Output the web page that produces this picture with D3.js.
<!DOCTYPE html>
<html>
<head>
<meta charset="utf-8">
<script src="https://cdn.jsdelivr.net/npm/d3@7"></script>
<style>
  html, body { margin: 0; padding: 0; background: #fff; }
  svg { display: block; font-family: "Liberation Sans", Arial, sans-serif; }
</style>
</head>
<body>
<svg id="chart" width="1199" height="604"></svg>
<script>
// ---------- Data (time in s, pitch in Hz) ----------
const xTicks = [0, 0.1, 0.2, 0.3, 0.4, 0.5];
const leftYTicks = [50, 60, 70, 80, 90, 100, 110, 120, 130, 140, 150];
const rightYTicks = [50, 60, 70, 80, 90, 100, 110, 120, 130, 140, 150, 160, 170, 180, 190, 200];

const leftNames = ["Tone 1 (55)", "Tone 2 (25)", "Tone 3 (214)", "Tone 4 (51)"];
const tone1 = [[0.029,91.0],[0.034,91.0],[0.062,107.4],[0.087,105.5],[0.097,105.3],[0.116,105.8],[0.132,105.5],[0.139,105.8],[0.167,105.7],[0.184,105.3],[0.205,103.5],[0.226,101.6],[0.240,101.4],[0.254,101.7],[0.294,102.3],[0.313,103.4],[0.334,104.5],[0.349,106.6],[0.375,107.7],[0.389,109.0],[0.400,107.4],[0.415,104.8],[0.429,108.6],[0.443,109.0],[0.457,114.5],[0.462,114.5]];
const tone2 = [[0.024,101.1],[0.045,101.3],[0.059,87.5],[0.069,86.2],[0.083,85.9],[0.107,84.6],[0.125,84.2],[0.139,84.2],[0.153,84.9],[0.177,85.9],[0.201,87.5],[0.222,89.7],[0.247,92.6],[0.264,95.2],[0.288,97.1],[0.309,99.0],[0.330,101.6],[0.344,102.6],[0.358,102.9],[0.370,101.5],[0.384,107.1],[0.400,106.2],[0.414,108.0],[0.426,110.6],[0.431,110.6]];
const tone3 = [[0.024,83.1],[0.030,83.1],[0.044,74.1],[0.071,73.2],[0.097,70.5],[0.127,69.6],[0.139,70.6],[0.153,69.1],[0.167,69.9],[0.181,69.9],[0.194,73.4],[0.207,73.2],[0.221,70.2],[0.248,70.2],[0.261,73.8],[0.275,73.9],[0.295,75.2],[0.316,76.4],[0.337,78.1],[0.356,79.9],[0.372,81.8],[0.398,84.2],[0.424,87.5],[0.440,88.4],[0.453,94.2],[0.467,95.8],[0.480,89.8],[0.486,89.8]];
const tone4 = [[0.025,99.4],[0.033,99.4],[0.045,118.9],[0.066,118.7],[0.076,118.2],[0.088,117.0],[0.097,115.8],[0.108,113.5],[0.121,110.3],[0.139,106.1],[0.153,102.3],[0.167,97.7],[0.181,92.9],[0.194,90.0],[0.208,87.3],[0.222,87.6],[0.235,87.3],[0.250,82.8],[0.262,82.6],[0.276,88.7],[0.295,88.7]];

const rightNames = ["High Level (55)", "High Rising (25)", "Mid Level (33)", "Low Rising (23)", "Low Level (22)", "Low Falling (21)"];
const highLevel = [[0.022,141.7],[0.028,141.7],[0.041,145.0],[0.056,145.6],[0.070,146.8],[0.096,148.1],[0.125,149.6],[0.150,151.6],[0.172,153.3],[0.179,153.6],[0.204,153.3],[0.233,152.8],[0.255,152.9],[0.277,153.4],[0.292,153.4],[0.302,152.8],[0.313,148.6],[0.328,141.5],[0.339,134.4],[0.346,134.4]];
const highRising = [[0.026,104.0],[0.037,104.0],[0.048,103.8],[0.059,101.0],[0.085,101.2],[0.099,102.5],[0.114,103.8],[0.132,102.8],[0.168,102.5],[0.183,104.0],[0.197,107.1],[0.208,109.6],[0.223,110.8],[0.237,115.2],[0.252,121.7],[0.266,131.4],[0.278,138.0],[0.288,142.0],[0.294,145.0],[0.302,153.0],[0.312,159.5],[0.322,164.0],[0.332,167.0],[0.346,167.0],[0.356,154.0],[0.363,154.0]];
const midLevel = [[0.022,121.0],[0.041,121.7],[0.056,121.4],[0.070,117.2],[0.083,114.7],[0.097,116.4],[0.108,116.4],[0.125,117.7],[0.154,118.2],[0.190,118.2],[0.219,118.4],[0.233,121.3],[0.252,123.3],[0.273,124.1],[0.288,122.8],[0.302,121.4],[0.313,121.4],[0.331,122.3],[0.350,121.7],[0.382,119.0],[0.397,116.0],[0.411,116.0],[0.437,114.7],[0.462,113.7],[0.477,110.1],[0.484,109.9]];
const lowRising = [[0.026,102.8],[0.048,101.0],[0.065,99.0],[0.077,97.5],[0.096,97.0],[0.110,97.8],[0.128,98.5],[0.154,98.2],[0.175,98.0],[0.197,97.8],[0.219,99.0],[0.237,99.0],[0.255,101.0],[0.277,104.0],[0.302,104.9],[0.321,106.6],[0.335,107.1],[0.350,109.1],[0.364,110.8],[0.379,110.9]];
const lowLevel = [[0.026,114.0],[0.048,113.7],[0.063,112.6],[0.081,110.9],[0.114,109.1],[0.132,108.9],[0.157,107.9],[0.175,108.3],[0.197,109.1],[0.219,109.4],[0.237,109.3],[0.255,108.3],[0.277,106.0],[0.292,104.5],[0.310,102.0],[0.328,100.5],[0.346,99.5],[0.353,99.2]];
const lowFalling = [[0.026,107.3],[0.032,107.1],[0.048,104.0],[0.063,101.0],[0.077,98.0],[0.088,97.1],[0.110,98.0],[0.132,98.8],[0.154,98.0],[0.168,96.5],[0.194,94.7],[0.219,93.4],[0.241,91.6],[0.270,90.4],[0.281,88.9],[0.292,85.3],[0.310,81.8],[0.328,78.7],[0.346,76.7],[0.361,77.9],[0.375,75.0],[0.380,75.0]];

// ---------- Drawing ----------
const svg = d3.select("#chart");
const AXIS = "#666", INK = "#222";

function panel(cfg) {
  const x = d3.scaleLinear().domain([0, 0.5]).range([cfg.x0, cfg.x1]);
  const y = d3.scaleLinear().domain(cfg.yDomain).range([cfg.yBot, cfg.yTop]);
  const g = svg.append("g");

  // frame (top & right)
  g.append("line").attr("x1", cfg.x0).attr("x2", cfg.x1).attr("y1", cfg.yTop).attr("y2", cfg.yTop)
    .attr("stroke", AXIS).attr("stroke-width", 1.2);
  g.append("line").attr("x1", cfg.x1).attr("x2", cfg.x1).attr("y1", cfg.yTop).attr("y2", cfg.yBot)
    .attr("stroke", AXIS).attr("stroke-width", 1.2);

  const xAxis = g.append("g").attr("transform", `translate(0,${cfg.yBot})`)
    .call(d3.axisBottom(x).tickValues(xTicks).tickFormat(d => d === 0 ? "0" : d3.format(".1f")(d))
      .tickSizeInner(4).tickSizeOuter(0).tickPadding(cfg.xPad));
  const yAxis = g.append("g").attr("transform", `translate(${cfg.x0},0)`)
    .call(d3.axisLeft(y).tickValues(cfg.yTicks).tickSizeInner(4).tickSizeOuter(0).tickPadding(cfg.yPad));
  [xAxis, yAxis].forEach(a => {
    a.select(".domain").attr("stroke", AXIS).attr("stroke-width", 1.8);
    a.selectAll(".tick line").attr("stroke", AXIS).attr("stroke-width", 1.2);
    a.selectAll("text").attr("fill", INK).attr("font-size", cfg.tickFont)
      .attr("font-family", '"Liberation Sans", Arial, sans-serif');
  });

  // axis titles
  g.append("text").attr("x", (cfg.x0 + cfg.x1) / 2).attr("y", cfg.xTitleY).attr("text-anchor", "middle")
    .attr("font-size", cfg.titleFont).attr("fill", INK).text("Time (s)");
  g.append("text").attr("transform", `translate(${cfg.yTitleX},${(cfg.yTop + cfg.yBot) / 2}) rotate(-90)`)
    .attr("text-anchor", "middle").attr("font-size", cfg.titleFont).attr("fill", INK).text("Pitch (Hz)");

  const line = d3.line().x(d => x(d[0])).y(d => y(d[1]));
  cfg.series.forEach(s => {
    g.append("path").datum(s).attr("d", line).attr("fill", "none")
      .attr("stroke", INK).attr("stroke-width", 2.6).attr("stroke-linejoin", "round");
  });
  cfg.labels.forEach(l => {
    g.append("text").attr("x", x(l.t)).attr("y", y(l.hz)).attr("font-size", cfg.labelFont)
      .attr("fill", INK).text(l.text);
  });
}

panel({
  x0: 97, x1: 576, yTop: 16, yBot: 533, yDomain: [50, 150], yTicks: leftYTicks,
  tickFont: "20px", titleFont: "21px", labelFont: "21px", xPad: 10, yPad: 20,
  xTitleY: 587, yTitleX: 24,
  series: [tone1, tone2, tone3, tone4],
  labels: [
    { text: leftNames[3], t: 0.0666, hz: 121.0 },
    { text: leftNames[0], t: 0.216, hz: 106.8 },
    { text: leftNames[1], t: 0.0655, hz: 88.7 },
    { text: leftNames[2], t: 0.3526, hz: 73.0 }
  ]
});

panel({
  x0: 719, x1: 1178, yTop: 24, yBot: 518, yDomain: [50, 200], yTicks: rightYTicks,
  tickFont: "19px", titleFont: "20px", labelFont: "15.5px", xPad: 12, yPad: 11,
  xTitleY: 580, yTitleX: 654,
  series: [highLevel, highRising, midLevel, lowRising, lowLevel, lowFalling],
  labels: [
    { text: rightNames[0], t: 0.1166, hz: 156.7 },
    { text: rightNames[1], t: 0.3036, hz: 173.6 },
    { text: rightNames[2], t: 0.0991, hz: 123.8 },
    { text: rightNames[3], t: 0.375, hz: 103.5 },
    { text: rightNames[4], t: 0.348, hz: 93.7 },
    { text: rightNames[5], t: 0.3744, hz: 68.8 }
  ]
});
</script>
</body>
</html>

What is being asked:
Print the material above verbatim, first line through the line containing "180, 190, 200];", both included.

Expected answer:
Output the web page that produces this picture with D3.js.
<!DOCTYPE html>
<html>
<head>
<meta charset="utf-8">
<script src="https://cdn.jsdelivr.net/npm/d3@7"></script>
<style>
  html, body { margin: 0; padding: 0; background: #fff; }
  svg { display: block; font-family: "Liberation Sans", Arial, sans-serif; }
</style>
</head>
<body>
<svg id="chart" width="1199" height="604"></svg>
<script>
// ---------- Data (time in s, pitch in Hz) ----------
const xTicks = [0, 0.1, 0.2, 0.3, 0.4, 0.5];
const leftYTicks = [50, 60, 70, 80, 90, 100, 110, 120, 130, 140, 150];
const rightYTicks = [50, 60, 70, 80, 90, 100, 110, 120, 130, 140, 150, 160, 170, 180, 190, 200];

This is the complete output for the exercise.